Il y a eu des progrès de la part de certaines banques. Le Crédit Agricole a notamment cessé toute activité spéculative sur les matières premières agricoles. Par contre, on a toujours trois grandes banques françaises qui continuent de spéculer sur les matières premières agricoles : ce sont BNP Paribas, la Société Générale et le groupe BPCE, Banque Populaire et Caisse d’Epargne via Natixis. Il y a encore beaucoup de chemin à parcourir. Quand on fait le total sur le montant des fonds indiciels qui sont aujourd’hui gérés par les banques françaises, on arrive à plus de 3 milliards et demi d’euros. C’est donc considérable. Il y a encore beaucoup de chemin à faire. Il faut que les banques ferment l’ensemble de ces fonds indexés sur les coûts des matières premières agricoles et assument leur part de responsabilité dans la volatilité des prix alimentaires mondiaux. Il faut aussi que le gouvernement joue enfin son rôle de régulateur.

Selon vous, il n’y a pas assez de volonté politique ?

Il y a deux ans, au moment de la réforme bancaire, les parlementaires avaient adopté trois amendements qui sont aujourd’hui trois articles de loi.
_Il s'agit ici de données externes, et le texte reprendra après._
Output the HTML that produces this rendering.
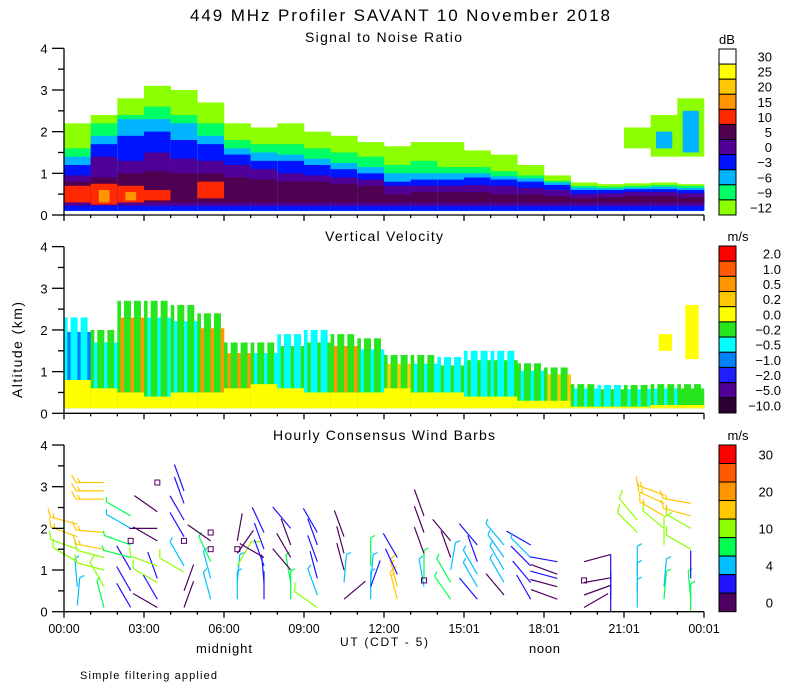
<!DOCTYPE html>
<html><head><meta charset="utf-8"><title>449 MHz Profiler SAVANT</title>
<style>
html,body{margin:0;padding:0;background:#fff;}
svg{display:block;font-family:"Liberation Sans",sans-serif;}
text{fill:#000;}
</style></head>
<body>
<svg id="chart" width="800" height="700" viewBox="0 0 800 700" xmlns="http://www.w3.org/2000/svg">
<rect x="0" y="0" width="800" height="700" fill="#fff"/>
<text x="190" y="21" font-size="17" textLength="420" lengthAdjust="spacing">449 MHz Profiler SAVANT 10 November 2018</text>
<text x="305" y="42" font-size="14" textLength="157" lengthAdjust="spacing">Signal to Noise Ratio</text>
<text x="325" y="241" font-size="14" textLength="118" lengthAdjust="spacing">Vertical Velocity</text>
<text x="273" y="440" font-size="14" textLength="222" lengthAdjust="spacing">Hourly Consensus Wind Barbs</text>
<text x="0" y="0" font-size="14" transform="translate(22,398) rotate(-90)" textLength="96" lengthAdjust="spacing">Altitude (km)</text>
<text x="340" y="646" font-size="12" textLength="88" lengthAdjust="spacing">UT  (CDT - 5)</text>
<text x="196" y="653" font-size="13" textLength="56" lengthAdjust="spacing">midnight</text>
<text x="529" y="653" font-size="13" textLength="31" lengthAdjust="spacing">noon</text>
<text x="80" y="679" font-size="11" textLength="137" lengthAdjust="spacing">Simple filtering applied</text>
<g id="layer"></g>
</svg>
<script>
// ---------- data ----------
const hours = [0,1,2,3,4,5,6,7,8,9,10,11,12,13,14,15,16,17,18,19,20,21,22,23];
const xTickLabels = ["00:00","03:00","06:00","09:00","12:00","15:01","18:01","21:01","00:01"];
const yTickLabels = ["0","1","2","3","4"];
// SNR band tops (km) per hour
const snrLimeTop   = [2.2,2.4,2.8,3.1,3.0,2.7,2.2,2.1,2.2,2.0,1.9,1.75,1.65,1.75,1.75,1.55,1.45,1.2,0.95,0.78,0.74,0.76,0.78,0.74];
const snrGreenTop  = [1.6,2.2,2.4,2.6,2.4,2.2,1.8,1.7,1.7,1.6,1.5,1.4,1.2,1.3,1.15,1.15,1.05,0.95,0.82,0.7,0.68,0.7,0.72,0.7];
const snrCyanTop   = [1.4,1.9,2.3,2.3,2.2,1.9,1.6,1.5,1.45,1.35,1.25,1.15,1.0,1.0,1.0,1.0,0.93,0.88,0.78,0.66,0.64,0.66,0.68,0.65];
const snrBlueTop   = [1.2,1.7,1.9,2.0,1.8,1.7,1.45,1.3,1.3,1.2,1.1,1.0,0.8,0.85,0.85,0.9,0.85,0.8,0.72,0.6,0.6,0.62,0.62,0.6];
const snrPurpleTop = [0.95,1.4,1.3,1.5,1.35,1.3,1.2,1.1,1.0,0.95,0.9,0.85,0.7,0.7,0.7,0.72,0.7,0.65,0.6,0.5,0.52,0.55,0.55,0.52];
const snrDarkTop   = [0.8,0.9,1.0,1.05,1.0,1.0,0.9,0.85,0.8,0.8,0.75,0.7,0.5,0.55,0.55,0.55,0.5,0.5,0.45,0.4,0.42,0.45,0.45,0.42];
const snrRedLo     = [0.3,0.25,0.3,0.35,0,0.4,0,0,0,0,0,0,0,0,0,0,0,0,0,0,0,0,0,0];
const snrRedHi     = [0.7,0.75,0.7,0.6,0,0.8,0,0,0,0,0,0,0,0,0,0,0,0,0,0,0,0,0,0];
const snrOrangeHi  = [0,0.6,0.55,0,0,0,0,0,0,0,0,0,0,0,0,0,0,0,0,0,0,0,0,0];
const snrAloftLo   = [0,0,0,0,0,0,0,0,0,0,0,0,0,0,0,0,0,0,0,0,0,1.6,1.4,1.4];
const snrAloftHi   = [0,0,0,0,0,0,0,0,0,0,0,0,0,0,0,0,0,0,0,0,0,2.1,2.4,2.8];
const snrAloftCoreLo = [0,0,0,0,0,0,0,0,0,0,0,0,0,0,0,0,0,0,0,0,0,0,1.6,1.5];
const snrAloftCoreHi = [0,0,0,0,0,0,0,0,0,0,0,0,0,0,0,0,0,0,0,0,0,0,2.0,2.5];
// Vertical velocity
const velTop       = [2.3,2.0,2.7,2.7,2.6,2.4,1.7,1.7,1.9,2.0,1.9,1.8,1.4,1.4,1.35,1.5,1.5,1.2,1.1,0.7,0.68,0.68,0.7,0.7];
const velYellowTop = [0.8,0.6,0.5,0.4,0.5,0.5,0.6,0.7,0.6,0.5,0.5,0.5,0.6,0.5,0.5,0.4,0.4,0.3,0.3,0.16,0.16,0.16,0.2,0.2];
const velMainCat   = [6,5,5,5,5,5,5,5,6,6,5,5,5,5,6,6,6,5,5,5,6,5,5,5];
const velAltCat    = [7,6,2,6,6,2,2,6,5,5,2,6,3,6,5,5,5,6,3,6,5,6,6,5];
const velAloftLo   = [0,0,0,0,0,0,0,0,0,0,0,0,0,0,0,0,0,0,0,0,0,0,1.5,1.3];
const velAloftHi   = [0,0,0,0,0,0,0,0,0,0,0,0,0,0,0,0,0,0,0,0,0,0,1.9,2.6];
// Wind barbs: hour, altitude(km), speed(m/s), direction(deg from north)
const barbHour  = [0,0,0,0,0,0, 1,1,1,1,1,1,1,1,1, 2,2,2,2,2,2,2, 3,3,3,3,3,3,3,3, 4,4,4,4,4,4,4,4, 5,5,5,5, 6,6,6,6,6, 7,7,7,7,7,7, 8,8,8,8,8,8, 9,9,9,9,9,9, 10,10,10,10,10, 11,11,11,11, 12,12,12,12, 13,13,13,13,13, 14,14,14,14,14, 15,15,15,15,15, 16,16,16,16,16, 17,17,17,17,17, 18,18,18,18,18, 19,19,19,19, 20,20,20, 21,21,21,21,21, 22,22,22,22,22,22,22, 23,23,23,23,23,23,23];
const barbAlt   = [0.15,0.6,1.2,1.5,1.8,2.1, 0.1,0.6,1.0,1.3,1.5,1.9,2.7,2.9,3.1, 0.1,0.5,1.0,1.3,1.6,2.0,2.3, 0.1,0.3,0.8,0.7,1.1,1.7,2.0,2.4, 0.1,0.5,1.1,0.95,1.8,2.2,2.6,2.9, 0.3,0.8,1.2,1.7, 0.3,0.7,1.1,1.4,1.7, 0.3,0.7,1.1,1.5,1.9,1.3, 0.3,0.7,1.0,1.3,1.6,2.0, 0.1,0.4,0.8,1.2,1.6,1.9, 0.3,0.7,1.0,1.4,1.8, 0.3,0.7,0.6,1.1, 0.3,0.6,0.9,1.3, 0.6,0.8,1.4,1.9,2.3, 0.3,0.7,1.0,1.3,1.7, 0.3,0.6,0.9,1.2,1.6, 0.4,0.7,1.0,1.3,1.6, 0.3,0.7,1.1,1.6,1.3, 0.3,0.6,0.9,1.2,0.8, 0.1,0.4,0.7,1.2, 0.0,0.3,0.7, 0.1,0.5,0.9,1.9,2.2, 0.3,0.6,1.6,2.0,2.3,2.6,2.8, 0.0,0.3,0.8,1.5,2.0,2.3,2.6];
const barbSpeed = [5,5,10,10,15,15, 8,10,10,10,15,15,15,15,15, 3,3,3,8,8,5,8, 1,3,3,10,10,1,1,1, 1,1,5,10,3,3,3,3, 5,5,8,1, 5,5,10,1,1, 3,3,3,3,3,1, 8,8,1,1,1,3, 10,5,3,3,3,3, 1,5,1,1,1, 5,5,3,8, 15,15,3,3, 5,8,1,1,1, 8,8,5,1,1, 3,5,5,3,3, 1,5,5,5,5, 3,3,3,3,5, 1,1,1,3,3, 1,1,1,1, 3,3,3, 5,5,5,10,10, 8,5,10,10,15,15,15, 8,8,3,10,10,15,15];
const barbDir   = [5,355,300,290,290,285, 345,330,285,285,280,275,270,270,270, 330,330,330,285,290,300,300, 300,330,340,300,290,300,270,305, 20,20,330,300,330,330,340,340, 345,345,335,305, 0,5,30,35,10, 0,355,340,340,335,300, 0,350,320,330,340,320, 305,340,345,340,340,330, 50,5,345,345,340, 0,5,20,0, 345,345,335,330, 350,0,340,340,340, 325,330,10,340,320, 320,330,330,340,320, 320,330,330,325,320, 330,320,315,300,315, 290,285,290,280,285, 60,70,80,75, 0,0,0, 0,0,0,315,320, 5,5,0,310,300,295,290, 0,355,0,300,300,285,280];
const calmHour  = [2,3,4,5,5,6,13,19];
const calmAlt   = [1.7,3.1,1.7,1.5,1.9,1.5,0.75,0.75];
// Colour bars
const dbLabels  = ["30","25","20","15","10","5","0","\u22123","\u22126","\u22129","\u221212"];
const velLabels = ["2.0","1.0","0.5","0.2","0.0","\u22120.2","\u22120.5","\u22121.0","\u22122.0","\u22125.0","\u221210.0"];
const windLabels= ["30","","20","","10","","4","","0"];
const windSpeedEdges = [2,4,7,10,15,20,25,30];

// ---------- styles / scales ----------
const dbColors  = ["#ffffff","#ffff00","#ffc800","#ff9600","#ff2800","#500050","#500096","#0014ff","#00b4ff","#00ff64","#8cff00"];
const velColors = ["#ff0000","#ff5a00","#ff9600","#ffc800","#ffff00","#28e61e","#00ffff","#0082ff","#1e1eff","#500096","#2d0032"];
const windColors= ["#ff0000","#ff5a00","#ff9600","#ffc800","#8cff00","#00ff50","#00c0ff","#1e14ff","#500060"];
const NS="http://www.w3.org/2000/svg";
const layer=document.getElementById('layer');
const X0=64, X1=704, HPX=(X1-X0)/24;
const panelBottom=[215,413.3,611.7], KM=41.67;
function xS(h){return X0+h*HPX;}
function yS(p,km){return panelBottom[p]-km*KM;}
function mk(tag,attrs,parent){const e=document.createElementNS(NS,tag);for(const k in attrs)e.setAttribute(k,attrs[k]);(parent||layer).appendChild(e);return e;}
function band(g,p,i,lo,hi,color,x0,w){
  if(hi<=lo) return;
  const r=mk('rect',{x:x0,y:yS(p,hi),width:w,height:(hi-lo)*KM,fill:color},g);
  
  
}

// ---------- SNR panel ----------
const gS=mk('g',{});


hours.forEach((h,i)=>{
  const x=xS(h), w=HPX+0.3;
  band(gS,0,i,0.1,snrLimeTop[i],dbColors[10],x,w);
  band(gS,0,i,0.1,snrGreenTop[i],dbColors[9],x,w);
  band(gS,0,i,0.1,snrCyanTop[i],dbColors[8],x,w);
  band(gS,0,i,0.1,snrBlueTop[i],dbColors[7],x,w);
  band(gS,0,i,0.22,snrPurpleTop[i],dbColors[6],x,w);
  band(gS,0,i,0.3,snrDarkTop[i],dbColors[5],x,w);
  band(gS,0,i,snrRedLo[i],snrRedHi[i],dbColors[4],x,w);
  band(gS,0,i,snrRedLo[i]+0.05,snrOrangeHi[i],dbColors[3],x+w*0.3,w*0.4);
  band(gS,0,i,snrAloftLo[i],snrAloftHi[i],dbColors[10],x,w);
  band(gS,0,i,snrAloftCoreLo[i],snrAloftCoreHi[i],dbColors[8],x+w*0.2,w*0.6);
});

// ---------- Velocity panel ----------
const gV=mk('g',{});


hours.forEach((h,i)=>{
  const x=xS(h), n=8, sw=HPX/n;
  for(let k=0;k<n;k++){
    const c=(k%3===1)?velColors[velAltCat[i]]:velColors[velMainCat[i]];
    band(gV,1,i,0.12,velTop[i]*(k%3===1?0.85:1),c,x+k*sw,sw+0.3);
  }
  band(gV,1,i,0.12,velYellowTop[i],velColors[4],x,HPX+0.3);
  band(gV,1,i,velAloftLo[i],velAloftHi[i],velColors[4],x+HPX*0.3,HPX*0.5);
});

// ---------- Wind barbs ----------
function windColor(s){let k=0;while(k<windSpeedEdges.length&&s>=windSpeedEdges[k])k++;return windColors[8-k];}
const gW=mk('g',{fill:'none','stroke-width':1.2});


barbHour.forEach((h,i)=>{
  const sx=xS(h+0.5), sy=yS(2,barbAlt[i]);
  const th=barbDir[i]*Math.PI/180, L=28;
  const ex=sx+L*Math.sin(th), ey=sy-L*Math.cos(th);
  const col=windColor(barbSpeed[i]);
  let d=`M${sx.toFixed(1)},${sy.toFixed(1)}L${ex.toFixed(1)},${ey.toFixed(1)}`;
  const full=Math.floor(barbSpeed[i]/10), half=(barbSpeed[i]%10)>=5?1:0;
  const fth=th+Math.PI/3;
  for(let k=0;k<full+half;k++){
    const px=ex-k*4*Math.sin(th), py=ey+k*4*Math.cos(th);
    const fl=(k<full)?9:5;
    d+=`M${px.toFixed(1)},${py.toFixed(1)}l${(fl*Math.sin(fth)).toFixed(1)},${(-fl*Math.cos(fth)).toFixed(1)}`;
  }
  const p=mk('path',{d:d,stroke:col},gW);
  
  
});
calmHour.forEach((h,i)=>{
  const r=mk('rect',{x:xS(h+0.5)-2.5,y:yS(2,calmAlt[i])-2.5,width:5,height:5,stroke:'#500060','stroke-width':1,fill:'none'},gW);
  
  
});

// ---------- Axes ----------
[0,1,2].forEach(p=>{
  const g=mk('g',{stroke:'#000','stroke-width':1.3,fill:'none'});
  
  
  const yb=panelBottom[p];
  mk('line',{x1:X0,y1:yb,x2:X0,y2:yS(p,4)},g);
  mk('line',{x1:X0,y1:yb,x2:X1,y2:yb},g);
  for(let k=0;k<=8;k++){const km=k*0.5;mk('line',{x1:X0-(k%2===0?12:6),y1:yS(p,km),x2:X0,y2:yS(p,km)},g);}
  for(let hh=0;hh<=24;hh++){mk('line',{x1:xS(hh),y1:yb,x2:xS(hh),y2:yb+(hh%3===0?6:3)},g);}
  yTickLabels.forEach((t,k)=>{
    const tx=mk('text',{x:44,y:yS(p,k)+5,'font-size':13,'text-anchor':'middle',stroke:'none'},g);
    tx.textContent=t;
    
    
  });
});
xTickLabels.forEach((t,k)=>{
  const tx=mk('text',{x:xS(k*3),y:633,'font-size':12.5,'text-anchor':'middle'});
  tx.textContent=t;
  
  
});

// ---------- Colour bars ----------
function colorbar(name,top,bottom,colors,labels,unit,unitX,labelX){
  const g=mk('g',{});
  
  
  const n=colors.length, bh=(bottom-top)/n;
  colors.forEach((c,k)=>{mk('rect',{x:719,y:top+k*bh,width:17,height:bh,fill:c,stroke:'#000','stroke-width':1},g);});
  labels.forEach((t,k)=>{
    if(!t) return;
    const tx=mk('text',{x:labelX,y:top+k*bh+bh/2+5,'font-size':13,'text-anchor':'end'},g);
    tx.textContent=t;
    
    
  });
  const u=mk('text',{x:unitX,y:top-5,'font-size':13,'text-anchor':'middle'},g);
  u.textContent=unit;
  
  
}
colorbar('snr-colorbar',49,215,dbColors,dbLabels,'dB',727,772);
colorbar('velocity-colorbar',246,413,velColors,velLabels,'m/s',738,781);
colorbar('wind-colorbar',445,611.7,windColors,windLabels,'m/s',738,773);
</script>
</body></html>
Un an et demi après le vote de cette loi bancaire, on constate que ces trois articles de loi ne sont toujours pas appliqués. Donc, effectivement, on constate que le gouvernement ne va pas assez vite, n’est pas très pressé de jouer ce rôle de régulation pour améliorer la transparence des marchés dérivés de matière agricole mais aussi limiter les spéculations. En outre, François Hollande n’a clairement pas tenu ses promesses de campagne. Il  nous avait dit en 2012 qu’il interdirait les produits financiers toxiques qui ne servent qu’à enrichir les spéculateurs et ne servent en rien l’économie réelle. Pour nous, les fonds indexés sur les coûts des matières premières agricoles souffrent de cela et sont toujours très largement distribués par les banques françaises.

Quels sont les recommandations principales que vous faites dans ce nouveau rapport ?

On recommande aux banques de fermer l’ensemble des fonds indexés sur les coûts des matières premières agricoles qu’elles continuent de vendre aujourd’hui. C’est une première chose. Mais on en appelle aussi aux politiques. On demande à l’autorité des marchés financiers d’appliquer la loi bancaire française, tout simplement. Et puis, on demande à Michel Sapin de tenir les engagements de campagne de François Hollande et d’interdire l’utilisation de ces produits financiers toxiques que sont les fonds indiciels sur les coûts des matières premières agricoles. Je pense qu’il faut continuer à parler du sujet. Il faut continuer à dire que c’est un sujet qui est extrêmement important parce qu’il a des impacts sur le droit à l’alimentation de centaine de millions de personnes dans le monde. Il y a toujours une personne sur neuf qui souffre de la faim aujourd’hui. On ne peut pas l’oublier, même si aujourd’hui, on est loin et que l’on voit cela de loin. Il faut constamment rappeler, que ce soit aux acteurs privés ou aux acteurs publics qu’ils doivent assumer leur responsabilité. Et je pense que s’il y a autant de réticences aujourd’hui, à la fois des acteurs financiers et de la part de l’État, c’est que tout simplement cette spéculation dans les matières premières agricoles permet de générer du profit.

On sait que cette année aura lieu la conférence de Paris sur le climat qui génère énormément d’attentes. On sait évidemment que « climat » et « alimentation » sont intrinsèquement liés. Est-ce que vous êtes optimiste concernant une avancée sur ce thème des spéculations sur les matières premières avec ces objectifs politiques fixés, notamment la Conférence de Paris ?

Effectivement, « climat » et « alimentation » sont liés. On sait aujourd’hui que l’impact du changement climatique sur les agricultures du monde et notamment sur les agricultures familiales et paysannes des pays du Sud est dramatique. Donc, on travaille beaucoup sur cette question et le changement climatique est un des facteurs qui explique aujourd’hui la hausse et la volatilité des matières premières agricoles tout comme la spéculation excessive. Donc, on essaye de travailler sur l’ensemble des facteurs, des causes profondes de la faim dans le monde aujourd’hui. Et effectivement, je pense que les questions agricoles devraient être un sujet central des négociations climatiques. Pour l’instant, elles ne le sont pas. Je ne suis pas sûre qu’elles le seront au moment de la COP21 mais peut-être qu’elles le seront à la COP22 à Marrakech en 2016.